● **Prompt**:
Would you transcribe the listing that follows, character for character, and omit its images?

● **Given information**:
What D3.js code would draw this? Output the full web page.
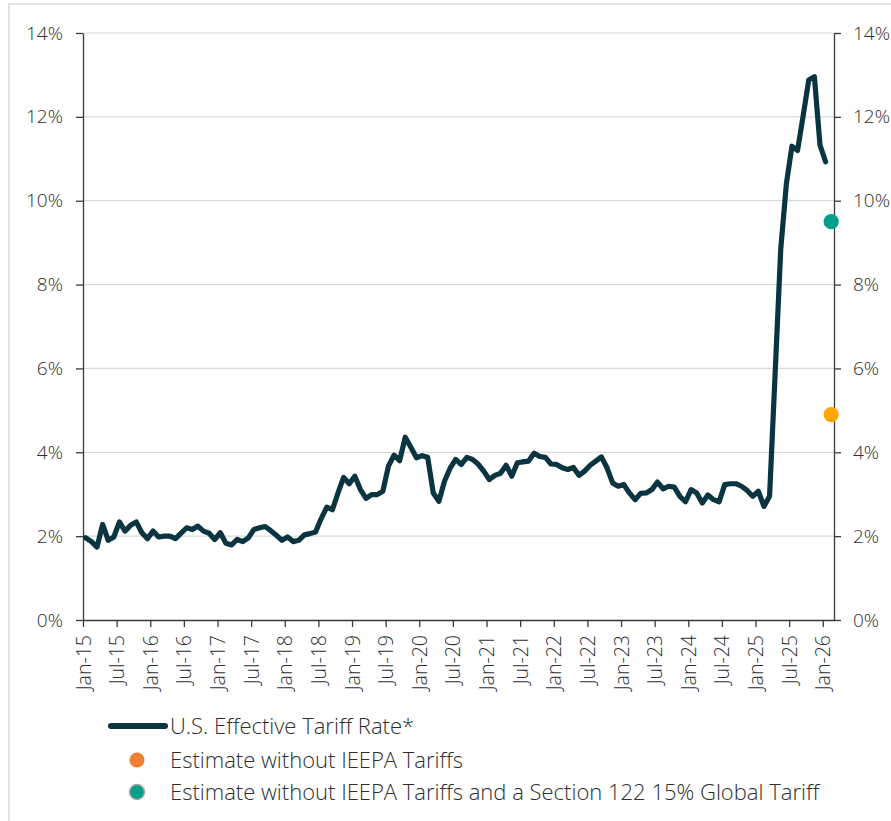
<!DOCTYPE html>
<html>
<head>
<meta charset="utf-8">
<script src="https://cdn.jsdelivr.net/npm/d3@7"></script>
<style>
  html, body { margin: 0; padding: 0; background: #fff; }
  svg { display: block; font-family: "Open Sans", Lato, sans-serif; font-weight: 300; }
</style>
</head>
<body>
<svg id="chart" width="891" height="821"></svg>
<script>
// Monthly U.S. effective tariff rate, Jan 2015 through Jan 2026 (percent)
const tariffRate = [
  1.96, 1.87, 1.74, 2.28, 1.90, 1.98, 2.34, 2.12, 2.26, 2.34,
  2.08, 1.94, 2.12, 1.98, 2.00, 2.00, 1.94, 2.07, 2.20, 2.16,
  2.24, 2.12, 2.07, 1.92, 2.08, 1.83, 1.79, 1.92, 1.87, 1.96,
  2.16, 2.20, 2.23, 2.13, 2.02, 1.90, 1.98, 1.87, 1.90, 2.03,
  2.06, 2.10, 2.42, 2.69, 2.63, 3.03, 3.40, 3.25, 3.43, 3.11,
  2.90, 2.99, 2.99, 3.07, 3.67, 3.93, 3.80, 4.36, 4.12, 3.87,
  3.92, 3.88, 3.03, 2.83, 3.31, 3.62, 3.83, 3.71, 3.88, 3.83,
  3.72, 3.55, 3.35, 3.45, 3.50, 3.69, 3.43, 3.75, 3.77, 3.79,
  3.98, 3.90, 3.88, 3.72, 3.71, 3.63, 3.59, 3.64, 3.45, 3.55,
  3.69, 3.79, 3.89, 3.63, 3.27, 3.19, 3.23, 3.03, 2.87, 3.02,
  3.03, 3.11, 3.29, 3.13, 3.19, 3.17, 2.95, 2.82, 3.11, 3.03,
  2.79, 2.98, 2.87, 2.82, 3.23, 3.25, 3.25, 3.19, 3.09, 2.95,
  3.07, 2.71, 2.95, 5.89, 8.85, 10.40, 11.30, 11.20, 12.03, 12.88,
  12.96, 11.33, 10.93
];

// Point estimates for Feb 2026
const estimateLabels = [
  "Estimate without IEEPA Tariffs",
  "Estimate without IEEPA Tariffs and a Section 122 15% Global Tariff"
];
const estimateMonth = "Feb-26";
const estimateValues = [4.9, 9.5];

const seriesLabel = "U.S. Effective Tariff Rate*";

// Category axis: every month from Jan-15 to Feb-26
const months = d3.timeMonth.range(new Date(2015, 0, 1), new Date(2026, 2, 1));
const fmtMonth = d3.timeFormat("%b-%y");
const categories = months.map(fmtMonth);

const xTickLabels = [
  "Jan-15", "Jul-15", "Jan-16", "Jul-16", "Jan-17", "Jul-17", "Jan-18", "Jul-18",
  "Jan-19", "Jul-19", "Jan-20", "Jul-20", "Jan-21", "Jul-21", "Jan-22", "Jul-22",
  "Jan-23", "Jul-23", "Jan-24", "Jul-24", "Jan-25", "Jul-25", "Jan-26"
];
const yTicks = [0, 2, 4, 6, 8, 10, 12, 14];

const LINE = "#0a3540";
const AXIS = "#3a3a3a";
const GRID = "#d9d9d9";
const TEXT = "#2e2e2e";
const FONT = "'Open Sans', Lato, sans-serif";
const estimateColors = ["#ffa500", "#00a08a"];
const estimateLegendColors = ["#ee7f33", "#00a08a"];

const svg = d3.select("#chart");

// outer frame
svg.append("rect")
  .attr("x", 9).attr("y", 4).attr("width", 900).attr("height", 840)
  .attr("fill", "none").attr("stroke", "#d9d9d9").attr("stroke-width", 1.5);

const plotLeft = 83, plotRight = 834, plotTop = 33, plotBottom = 620;

// index-based x scale: category i occupies [i, i+1], ticks sit on boundaries
const x = d3.scaleLinear().domain([0, categories.length]).range([plotLeft, plotRight]);
const y = d3.scaleLinear().domain([0, 14]).range([plotBottom, plotTop]);
const cx = label => x(categories.indexOf(label) + 0.5);

// gridlines
svg.append("g")
  .selectAll("line")
  .data(yTicks.filter(d => d > 0))
  .join("line")
  .attr("x1", plotLeft).attr("x2", plotRight)
  .attr("y1", d => y(d)).attr("y2", d => y(d))
  .attr("stroke", GRID).attr("stroke-width", 1.2);

const pct = d => d + "%";

// left axis
const gLeft = svg.append("g").attr("transform", `translate(${plotLeft},0)`)
  .call(d3.axisLeft(y).tickValues(yTicks).tickFormat(pct).tickSize(7).tickPadding(13).tickSizeOuter(0));
// right axis
const gRight = svg.append("g").attr("transform", `translate(${plotRight},0)`)
  .call(d3.axisRight(y).tickValues(yTicks).tickFormat(pct).tickSize(7).tickPadding(12).tickSizeOuter(0));

// bottom axis
const gBottom = svg.append("g").attr("transform", `translate(0,${plotBottom})`)
  .call(d3.axisBottom(x)
    .tickValues(xTickLabels.map(l => categories.indexOf(l)))
    .tickFormat(i => categories[i])
    .tickSize(7).tickSizeOuter(0));

[gLeft, gRight, gBottom].forEach(g => {
  g.select(".domain").attr("stroke", AXIS).attr("stroke-width", 1.3);
  g.selectAll(".tick line").attr("stroke", AXIS).attr("stroke-width", 1.3);
  g.selectAll(".tick text")
    .attr("fill", TEXT)
    .style("font-family", FONT)
    .style("font-weight", 300)
    .style("font-size", "19px");
});

gBottom.selectAll(".tick text")
  .attr("transform", "rotate(-90)")
  .attr("text-anchor", "end")
  .attr("x", -15).attr("y", 0).attr("dy", "0.36em")
  .style("font-size", "19.5px");

// tariff rate line
const line = d3.line()
  .x((d, i) => x(i + 0.5))
  .y(d => y(d))
  .curve(d3.curveLinear);

svg.append("path")
  .datum(tariffRate)
  .attr("d", line)
  .attr("fill", "none")
  .attr("stroke", LINE)
  .attr("stroke-width", 5.2)
  .attr("stroke-linejoin", "round")
  .attr("stroke-linecap", "round");

// estimate markers
svg.append("g")
  .selectAll("circle")
  .data(estimateValues)
  .join("circle")
  .attr("cx", cx(estimateMonth))
  .attr("cy", d => y(d))
  .attr("r", 7.6)
  .attr("fill", (d, i) => estimateColors[i]);

// legend
const lg = svg.append("g");
const rows = [726, 760, 792];
lg.append("line")
  .attr("x1", 111).attr("x2", 165).attr("y1", rows[0]).attr("y2", rows[0])
  .attr("stroke", LINE).attr("stroke-width", 6).attr("stroke-linecap", "round");
lg.selectAll("circle")
  .data(estimateLabels)
  .join("circle")
  .attr("cx", 137)
  .attr("cy", (d, i) => rows[i + 1])
  .attr("r", 7.5)
  .attr("fill", (d, i) => estimateLegendColors[i])
  .attr("stroke", (d, i) => i === 1 ? "#a6a6a6" : "none")
  .attr("stroke-width", 1.5);
lg.selectAll("text")
  .data([seriesLabel, ...estimateLabels])
  .join("text")
  .attr("x", 170)
  .attr("y", (d, i) => rows[i])
  .attr("dy", "0.36em")
  .attr("fill", TEXT)
  .style("font-family", FONT)
  .style("font-size", "22px")
  .style("font-weight", 300)
  .text(d => d);
</script>
</body>
</html>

● **Task answer**:
What D3.js code would draw this? Output the full web page.
<!DOCTYPE html>
<html>
<head>
<meta charset="utf-8">
<script src="https://cdn.jsdelivr.net/npm/d3@7"></script>
<style>
  html, body { margin: 0; padding: 0; background: #fff; }
  svg { display: block; font-family: "Open Sans", Lato, sans-serif; font-weight: 300; }
</style>
</head>
<body>
<svg id="chart" width="891" height="821"></svg>
<script>
// Monthly U.S. effective tariff rate, Jan 2015 through Jan 2026 (percent)
const tariffRate = [
  1.96, 1.87, 1.74, 2.28, 1.90, 1.98, 2.34, 2.12, 2.26, 2.34,
  2.08, 1.94, 2.12, 1.98, 2.00, 2.00, 1.94, 2.07, 2.20, 2.16,
  2.24, 2.12, 2.07, 1.92, 2.08, 1.83, 1.79, 1.92, 1.87, 1.96,
  2.16, 2.20, 2.23, 2.13, 2.02, 1.90, 1.98, 1.87, 1.90, 2.03,
  2.06, 2.10, 2.42, 2.69, 2.63, 3.03, 3.40, 3.25, 3.43, 3.11,
  2.90, 2.99, 2.99, 3.07, 3.67, 3.93, 3.80, 4.36, 4.12, 3.87,
  3.92, 3.88, 3.03, 2.83, 3.31, 3.62, 3.83, 3.71, 3.88, 3.83,
  3.72, 3.55, 3.35, 3.45, 3.50, 3.69, 3.43, 3.75, 3.77, 3.79,
  3.98, 3.90, 3.88, 3.72, 3.71, 3.63, 3.59, 3.64, 3.45, 3.55,
  3.69, 3.79, 3.89, 3.63, 3.27, 3.19, 3.23, 3.03, 2.87, 3.02,
  3.03, 3.11, 3.29, 3.13, 3.19, 3.17, 2.95, 2.82, 3.11, 3.03,
  2.79, 2.98, 2.87, 2.82, 3.23, 3.25, 3.25, 3.19, 3.09, 2.95,
  3.07, 2.71, 2.95, 5.89, 8.85, 10.40, 11.30, 11.20, 12.03, 12.88,
  12.96, 11.33, 10.93
];

// Point estimates for Feb 2026
const estimateLabels = [
  "Estimate without IEEPA Tariffs",
  "Estimate without IEEPA Tariffs and a Section 122 15% Global Tariff"
];
const estimateMonth = "Feb-26";
const estimateValues = [4.9, 9.5];

const seriesLabel = "U.S. Effective Tariff Rate*";

// Category axis: every month from Jan-15 to Feb-26
const months = d3.timeMonth.range(new Date(2015, 0, 1), new Date(2026, 2, 1));
const fmtMonth = d3.timeFormat("%b-%y");
const categories = months.map(fmtMonth);

const xTickLabels = [
  "Jan-15", "Jul-15", "Jan-16", "Jul-16", "Jan-17", "Jul-17", "Jan-18", "Jul-18",
  "Jan-19", "Jul-19", "Jan-20", "Jul-20", "Jan-21", "Jul-21", "Jan-22", "Jul-22",
  "Jan-23", "Jul-23", "Jan-24", "Jul-24", "Jan-25", "Jul-25", "Jan-26"
];
const yTicks = [0, 2, 4, 6, 8, 10, 12, 14];

const LINE = "#0a3540";
const AXIS = "#3a3a3a";
const GRID = "#d9d9d9";
const TEXT = "#2e2e2e";
const FONT = "'Open Sans', Lato, sans-serif";
const estimateColors = ["#ffa500", "#00a08a"];
const estimateLegendColors = ["#ee7f33", "#00a08a"];

const svg = d3.select("#chart");

// outer frame
svg.append("rect")
  .attr("x", 9).attr("y", 4).attr("width", 900).attr("height", 840)
  .attr("fill", "none").attr("stroke", "#d9d9d9").attr("stroke-width", 1.5);

const plotLeft = 83, plotRight = 834, plotTop = 33, plotBottom = 620;

// index-based x scale: category i occupies [i, i+1], ticks sit on boundaries
const x = d3.scaleLinear().domain([0, categories.length]).range([plotLeft, plotRight]);
const y = d3.scaleLinear().domain([0, 14]).range([plotBottom, plotTop]);
const cx = label => x(categories.indexOf(label) + 0.5);

// gridlines
svg.append("g")
  .selectAll("line")
  .data(yTicks.filter(d => d > 0))
  .join("line")
  .attr("x1", plotLeft).attr("x2", plotRight)
  .attr("y1", d => y(d)).attr("y2", d => y(d))
  .attr("stroke", GRID).attr("stroke-width", 1.2);

const pct = d => d + "%";

// left axis
const gLeft = svg.append("g").attr("transform", `translate(${plotLeft},0)`)
  .call(d3.axisLeft(y).tickValues(yTicks).tickFormat(pct).tickSize(7).tickPadding(13).tickSizeOuter(0));
// right axis
const gRight = svg.append("g").attr("transform", `translate(${plotRight},0)`)
  .call(d3.axisRight(y).tickValues(yTicks).tickFormat(pct).tickSize(7).tickPadding(12).tickSizeOuter(0));

// bottom axis
const gBottom = svg.append("g").attr("transform", `translate(0,${plotBottom})`)
  .call(d3.axisBottom(x)
    .tickValues(xTickLabels.map(l => categories.indexOf(l)))
    .tickFormat(i => categories[i])
    .tickSize(7).tickSizeOuter(0));

[gLeft, gRight, gBottom].forEach(g => {
  g.select(".domain").attr("stroke", AXIS).attr("stroke-width", 1.3);
  g.selectAll(".tick line").attr("stroke", AXIS).attr("stroke-width", 1.3);
  g.selectAll(".tick text")
    .attr("fill", TEXT)
    .style("font-family", FONT)
    .style("font-weight", 300)
    .style("font-size", "19px");
});

gBottom.selectAll(".tick text")
  .attr("transform", "rotate(-90)")
  .attr("text-anchor", "end")
  .attr("x", -15).attr("y", 0).attr("dy", "0.36em")
  .style("font-size", "19.5px");

// tariff rate line
const line = d3.line()
  .x((d, i) => x(i + 0.5))
  .y(d => y(d))
  .curve(d3.curveLinear);

svg.append("path")
  .datum(tariffRate)
  .attr("d", line)
  .attr("fill", "none")
  .attr("stroke", LINE)
  .attr("stroke-width", 5.2)
  .attr("stroke-linejoin", "round")
  .attr("stroke-linecap", "round");

// estimate markers
svg.append("g")
  .selectAll("circle")
  .data(estimateValues)
  .join("circle")
  .attr("cx", cx(estimateMonth))
  .attr("cy", d => y(d))
  .attr("r", 7.6)
  .attr("fill", (d, i) => estimateColors[i]);

// legend
const lg = svg.append("g");
const rows = [726, 760, 792];
lg.append("line")
  .attr("x1", 111).attr("x2", 165).attr("y1", rows[0]).attr("y2", rows[0])
  .attr("stroke", LINE).attr("stroke-width", 6).attr("stroke-linecap", "round");
lg.selectAll("circle")
  .data(estimateLabels)
  .join("circle")
  .attr("cx", 137)
  .attr("cy", (d, i) => rows[i + 1])
  .attr("r", 7.5)
  .attr("fill", (d, i) => estimateLegendColors[i])
  .attr("stroke", (d, i) => i === 1 ? "#a6a6a6" : "none")
  .attr("stroke-width", 1.5);
lg.selectAll("text")
  .data([seriesLabel, ...estimateLabels])
  .join("text")
  .attr("x", 170)
  .attr("y", (d, i) => rows[i])
  .attr("dy", "0.36em")
  .attr("fill", TEXT)
  .style("font-family", FONT)
  .style("font-size", "22px")
  .style("font-weight", 300)
  .text(d => d);
</script>
</body>
</html>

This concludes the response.